Record extracts:
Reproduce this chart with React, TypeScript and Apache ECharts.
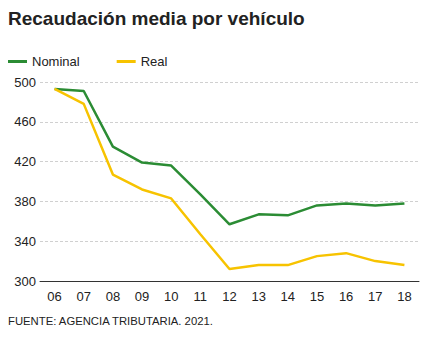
import React, { useEffect, useRef } from "react";
import * as echarts from "echarts";

const categories = ["06", "07", "08", "09", "10", "11", "12", "13", "14", "15", "16", "17", "18"];
const nominal = [493, 491, 435, 419, 416, 387, 357, 367, 366, 376, 378, 376, 378];
const real = [493, 478, 407, 392, 383, 347, 312, 316, 316, 325, 328, 320, 316];
const yTicks = { min: 300, max: 500, interval: 40 };
const titleText = "Recaudación media por vehículo";
const sourceText = "FUENTE: AGENCIA TRIBUTARIA. 2021.";

const FONT = "'Liberation Sans', Arial, sans-serif";
const GREEN = "#2b8c34";
const YELLOW = "#f7c300";

export default function App() {
  const ref = useRef<HTMLDivElement>(null);
  useEffect(() => {
    if (!ref.current) return;
    const chart = echarts.init(ref.current, null, { renderer: "svg" });
    chart.setOption({
      animation: false,
      textStyle: { fontFamily: FONT },
      title: {
        text: titleText,
        left: 8,
        top: 9,
        padding: 0,
        textStyle: { fontFamily: FONT, fontSize: 19, fontWeight: "bold", color: "#222" },
      },
      legend: {
        left: 8,
        top: 55,
        padding: 0,
        icon: "rect",
        itemWidth: 19,
        itemHeight: 3,
        itemGap: 37,
        textStyle: { fontFamily: FONT, fontSize: 13, color: "#222" },
        data: [
          { name: "Nominal", itemStyle: { color: GREEN } },
          { name: "Real", itemStyle: { color: YELLOW } },
        ],
      },
      grid: { left: 40, right: 11, top: 82, bottom: 71, containLabel: false },
      xAxis: {
        type: "category",
        data: categories,
        boundaryGap: true,
        axisLine: { lineStyle: { color: "#333", width: 1 } },
        axisTick: { alignWithLabel: true, length: 5, lineStyle: { color: "#333" } },
        axisLabel: { color: "#222", fontSize: 13, fontFamily: FONT, margin: 9 },
      },
      yAxis: {
        type: "value",
        min: yTicks.min,
        max: yTicks.max,
        interval: yTicks.interval,
        axisLine: { show: false },
        axisTick: { show: false },
        axisLabel: { color: "#222", fontSize: 13, fontFamily: FONT, margin: 4 },
        splitLine: { lineStyle: { color: "#d0d0d0", type: [3, 2], width: 1 } },
      },
      series: [
        {
          name: "Nominal",
          type: "line",
          data: nominal,
          symbol: "none",
          lineStyle: { color: GREEN, width: 2.5 },
          itemStyle: { color: GREEN },
        },
        {
          name: "Real",
          type: "line",
          data: real,
          symbol: "none",
          lineStyle: { color: YELLOW, width: 2.5 },
          itemStyle: { color: YELLOW },
        },
      ],
      graphic: [
        {
          type: "text",
          left: 8,
          top: 315,
          style: { text: sourceText, fontFamily: FONT, fontSize: 11.3, fill: "#222" },
        },
      ],
    });
    return () => chart.dispose();
  }, []);
  return <div ref={ref} style={{ width: 430, height: 352, margin: -8 }} />;
}
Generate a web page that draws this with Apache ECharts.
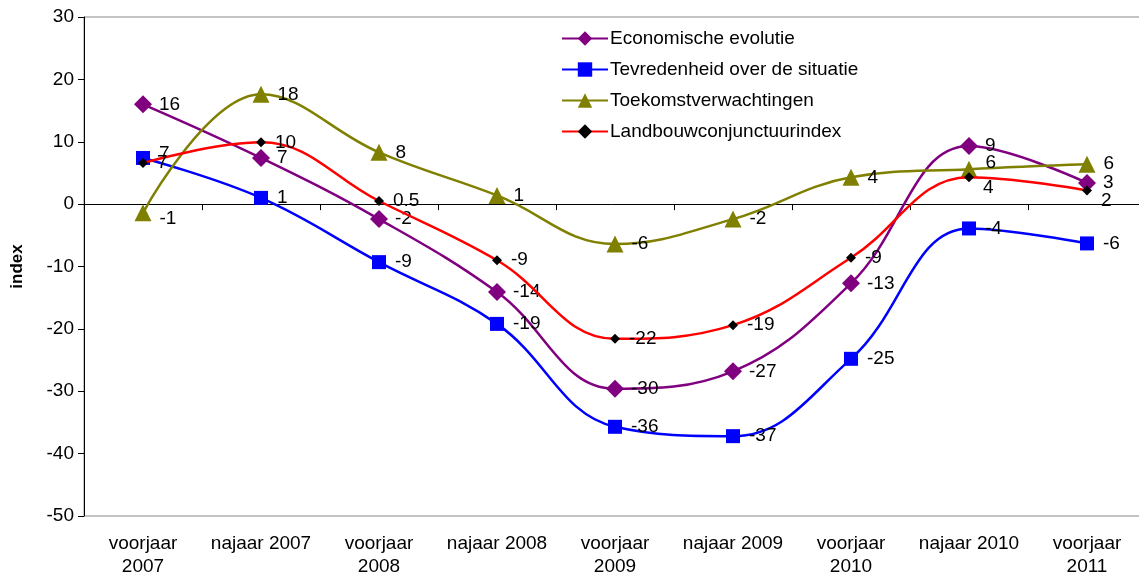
<!DOCTYPE html>
<html>
<head>
<meta charset="utf-8">
<script src="https://cdn.jsdelivr.net/npm/echarts@6/dist/echarts.min.js"></script>
<style>html,body{margin:0;padding:0;background:#fff}#c{width:1139px;height:581px}</style>
</head>
<body>
<div id="c"></div>
<script>
const categories = ['voorjaar\n2007','najaar 2007','voorjaar\n2008','najaar 2008','voorjaar\n2009','najaar 2009','voorjaar\n2010','najaar 2010','voorjaar\n2011'];
const seriesNames = ['Economische evolutie','Tevredenheid over de situatie','Toekomstverwachtingen','Landbouwconjunctuurindex'];
const economische = [16, 7.4, -2.4, -14.1, -29.6, -26.8, -12.7, 9.3, 3.4];
const tevredenheid = [7.4, 1.0, -9.3, -19.2, -35.7, -37.2, -24.8, -3.9, -6.3];
const toekomst = [-1.4, 17.6, 8.3, 1.4, -6.4, -2.4, 4.3, 5.6, 6.4];
const landbouw = [6.6, 9.9, 0.5, -9.0, -21.6, -19.4, -8.6, 4.3, 2.2];
const yTicks = [-50, -40, -30, -20, -10, 0, 10, 20, 30];

const FONT = 'Liberation Sans, Arial, sans-serif';
const FS = 19;
const SMOOTH = 0.4;
function fmt(v){ const a=Math.abs(v); return a<1 ? String(v) : String(Math.sign(v)*Math.round(a)); }
function build(vals, offsets){
  return vals.map((v,i)=>{
    const o = offsets[i];
    const item = {value:v};
    if(o){ item.label = {offset:o}; }
    return item;
  });
}
const lblBase = {show:true, position:'right', color:'#000', fontSize:FS, fontFamily:FONT, formatter:p=>fmt(p.value)};

const chart = echarts.init(document.getElementById('c'));
chart.setOption({
  animation:false,
  backgroundColor:'#fff',
  grid:{left:84, top:17, bottom:65, width:1062, outerBoundsMode:'none', show:true, borderColor:'#888', borderWidth:1, containLabel:false},
  legend:{
    orient:'vertical', left:556, top:24, itemWidth:46, itemHeight:18, itemGap:12,
    textStyle:{fontSize:FS, fontFamily:FONT, color:'#000', padding:[0,0,0,-3]},
    data:seriesNames
  },
  xAxis:[
    {type:'category', data:categories, position:'bottom', boundaryGap:true,
     axisLine:{onZero:false, show:false}, axisTick:{show:false},
     axisLabel:{fontSize:FS, fontFamily:FONT, color:'#000', margin:16, lineHeight:23, interval:0}},
    {type:'category', data:categories, position:'bottom', boundaryGap:true,
     axisLine:{onZero:true, show:true, lineStyle:{color:'#000', width:1}},
     axisTick:{show:true, inside:false, length:6, lineStyle:{color:'#000'}},
     axisLabel:{show:false}}
  ],
  yAxis:{type:'value', min:-50, max:30, interval:10,
    name:'index', nameLocation:'middle', nameGap:58, nameRotate:90,
    nameTextStyle:{fontSize:17, fontWeight:'bold', fontFamily:FONT, color:'#000'},
    axisLine:{show:true, lineStyle:{color:'#000', width:1}},
    axisTick:{show:true, length:6, lineStyle:{color:'#000'}},
    axisLabel:{fontSize:FS, fontFamily:FONT, color:'#000', margin:10},
    splitLine:{show:false}},
  series:[
    {name:seriesNames[0], type:'line', smooth:SMOOTH, data:build(economische, {}), symbol:'diamond', symbolSize:18,
     lineStyle:{color:'#800080', width:2.5}, itemStyle:{color:'#800080'}, label:Object.assign({distance:7}, lblBase), z:3},
    {name:seriesNames[1], type:'line', smooth:SMOOTH, data:build(tevredenheid, {0:[0,-4]}), symbol:'rect', symbolSize:14,
     lineStyle:{color:'#0000FF', width:2.5}, itemStyle:{color:'#0000FF'}, label:Object.assign({distance:9}, lblBase), z:3},
    {name:seriesNames[2], type:'line', smooth:SMOOTH, data:build(toekomst, {0:[0,6], 7:[0,-6]}), symbol:'triangle', symbolSize:17,
     lineStyle:{color:'#808000', width:2.5}, itemStyle:{color:'#808000'}, label:Object.assign({distance:8}, lblBase), z:3},
    {name:seriesNames[3], type:'line', smooth:SMOOTH, data:build(landbouw, {7:[0,10], 8:[0,10]}), symbol:'diamond', symbolSize:10,
     lineStyle:{color:'#FF0000', width:2.5}, itemStyle:{color:'#000'}, label:Object.assign({distance:9}, lblBase), z:4}
  ]
});
</script>
</body>
</html>
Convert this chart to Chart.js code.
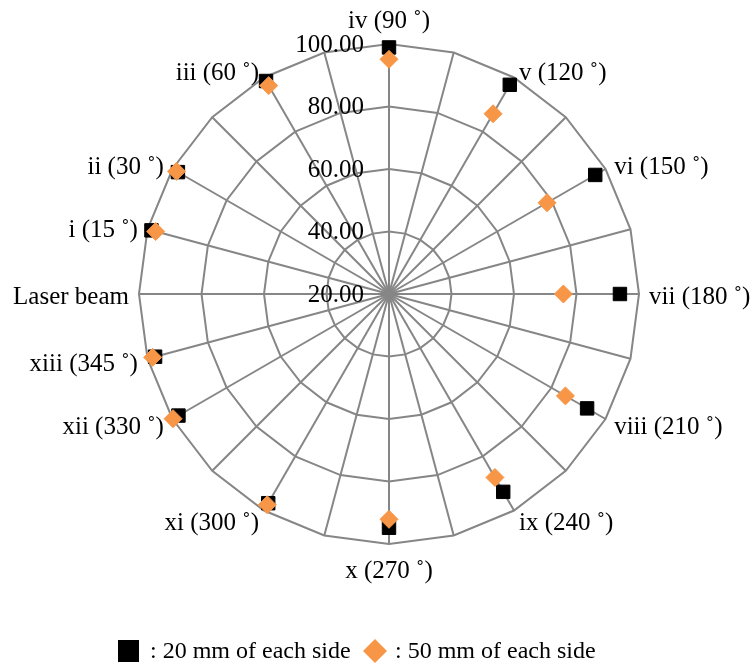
<!DOCTYPE html>
<html>
<head>
<meta charset="utf-8">
<script src="https://cdn.jsdelivr.net/npm/chart.js@4/dist/chart.umd.min.js"></script>
<style>
  html, body { margin: 0; padding: 0; background: #ffffff; }
  #wrap { width: 756px; height: 668px; position: relative; }
</style>
</head>
<body>
<div id="wrap"><canvas id="c" width="756" height="668"></canvas></div>
<script>
// 24 spokes, 15 degrees apart, starting at the laser beam direction
const categories = [
  'Laser beam', 'i (15 ˚)', 'ii (30 ˚)', '', 'iii (60 ˚)', '', 'iv (90 ˚)', '',
  'v (120 ˚)', '', 'vi (150 ˚)', '', 'vii (180 ˚)', '', 'viii (210 ˚)', '',
  'ix (240 ˚)', '', 'x (270 ˚)', '', 'xi (300 ˚)', '', 'xii (330 ˚)', 'xiii (345 ˚)'
];
const side20 = [
  null, 98.7, 98.0, null, 98.7, null, 98.9, null,
  97.3, null, 96.2, null, 93.9, null, 93.2, null,
  93.1, null, 94.8, null, 97.3, null, 97.8, 97.5
];
const side50 = [
  null, 97.3, 98.5, null, 97.0, null, 95.1, null,
  86.6, null, 78.4, null, 75.8, null, 85.2, null,
  87.8, null, 92.1, null, 97.9, null, 99.8, 98.3
];
const tickValues = [20, 40, 60, 80, 100];
const tickLabels = ['20.00', '40.00', '60.00', '80.00', '100.00'];
const seriesNames = [': 20 mm of each side', ': 50 mm of each side'];

const FONT = '25px "Liberation Serif", "Times New Roman", serif';
const LEGEND_FONT = '24px "Liberation Serif", "Times New Roman", serif';
const ORANGE = '#F79646';
const GRID = '#868686';

const textPlugin = {
  id: 'textPlugin',
  afterDraw(chart) {
    const ctx = chart.ctx;
    const s = chart.scales.r;
    ctx.save();
    ctx.font = FONT;
    ctx.fillStyle = '#000000';
    // radial tick labels, left of the vertical spoke
    ctx.textAlign = 'right';
    ctx.textBaseline = 'middle';
    tickValues.forEach((v, k) => {
      const d = s.getDistanceFromCenterForValue(v);
      ctx.fillText(tickLabels[k], s.xCenter - 25, s.yCenter - d + 1);
    });
    // category labels
    categories.forEach((lab, i) => {
      if (!lab) return;
      const p = s.getPointPosition(i, s.drawingArea + 10);
      const c = Math.cos(p.angle), sn = Math.sin(p.angle);
      let y = p.y;
      if (Math.abs(c) < 0.01) {
        ctx.textAlign = 'center';
        ctx.textBaseline = sn < 0 ? 'bottom' : 'top';
        y += sn < 0 ? 0 : 5;
      } else {
        ctx.textAlign = c > 0 ? 'left' : 'right';
        ctx.textBaseline = 'middle';
        y += 3 + Math.abs(sn) * 1.5;
      }
      ctx.fillText(lab, p.x, y);
    });
    // legend
    ctx.font = LEGEND_FONT;
    const ly = 651;
    ctx.fillStyle = '#000000';
    ctx.fillRect(118, ly - 11, 21, 22);
    ctx.textAlign = 'left';
    ctx.textBaseline = 'middle';
    ctx.fillText(seriesNames[0], 150, ly + 1);
    ctx.fillStyle = ORANGE;
    ctx.beginPath();
    ctx.moveTo(375, ly - 12);
    ctx.lineTo(387, ly);
    ctx.lineTo(375, ly + 12);
    ctx.lineTo(363, ly);
    ctx.closePath();
    ctx.fill();
    ctx.fillStyle = '#000000';
    ctx.fillText(seriesNames[1], 395, ly + 1);
    ctx.restore();
  }
};

new Chart(document.getElementById('c'), {
  type: 'radar',
  data: {
    labels: categories,
    datasets: [
      {
        label: seriesNames[0],
        data: side20,
        order: 1,
        showLine: false,
        fill: false,
        borderWidth: 0,
        pointStyle: 'rect',
        pointRadius: 9.5,
        pointBackgroundColor: '#000000',
        pointBorderColor: '#000000',
        pointBorderWidth: 1
      },
      {
        label: seriesNames[1],
        data: side50,
        order: 0,
        showLine: false,
        fill: false,
        borderWidth: 0,
        pointStyle: 'rectRot',
        pointRadius: 9,
        pointBackgroundColor: ORANGE,
        pointBorderColor: ORANGE,
        pointBorderWidth: 1
      }
    ]
  },
  options: {
    responsive: false,
    animation: false,
    layout: { padding: { left: 139, right: 117, top: 44, bottom: 124 } },
    plugins: { legend: { display: false }, tooltip: { enabled: false } },
    scales: {
      r: {
        min: 20,
        max: 100,
        startAngle: 270,
        ticks: { display: false, stepSize: 20 },
        pointLabels: { display: false },
        grid: { circular: false, color: GRID, lineWidth: 2 },
        angleLines: { display: true, color: GRID, lineWidth: 2 }
      }
    }
  },
  plugins: [textPlugin]
});
</script>
</body>
</html>
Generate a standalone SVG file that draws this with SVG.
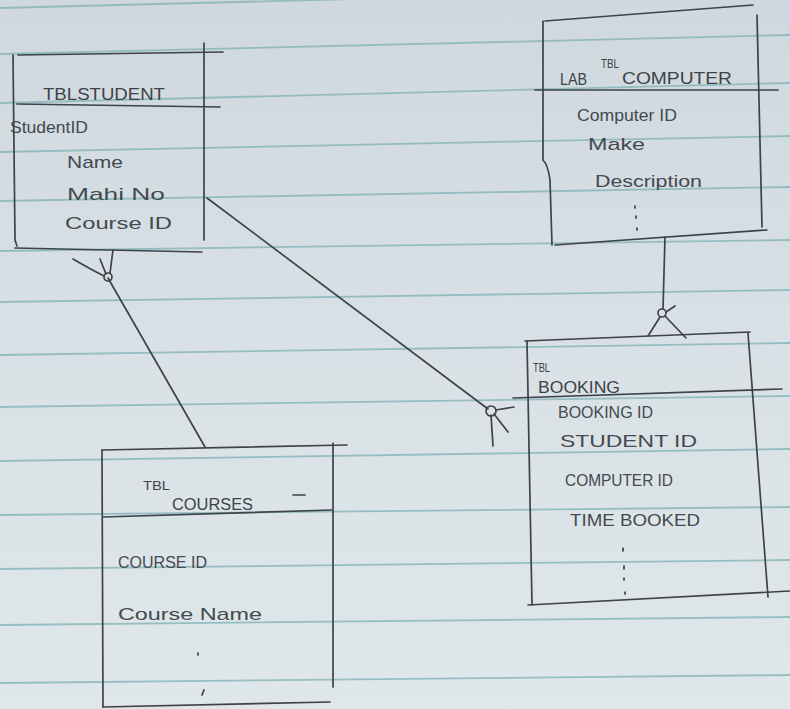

Task: Each line that has the word "this" should be copied.

The completed task:
Reproduce this chart with React, TypeScript and Apache ECharts.
Generate a web page that draws this with Apache ECharts.
Convert this chart to Chart.js code.
Generate a standalone SVG file that draws this with SVG.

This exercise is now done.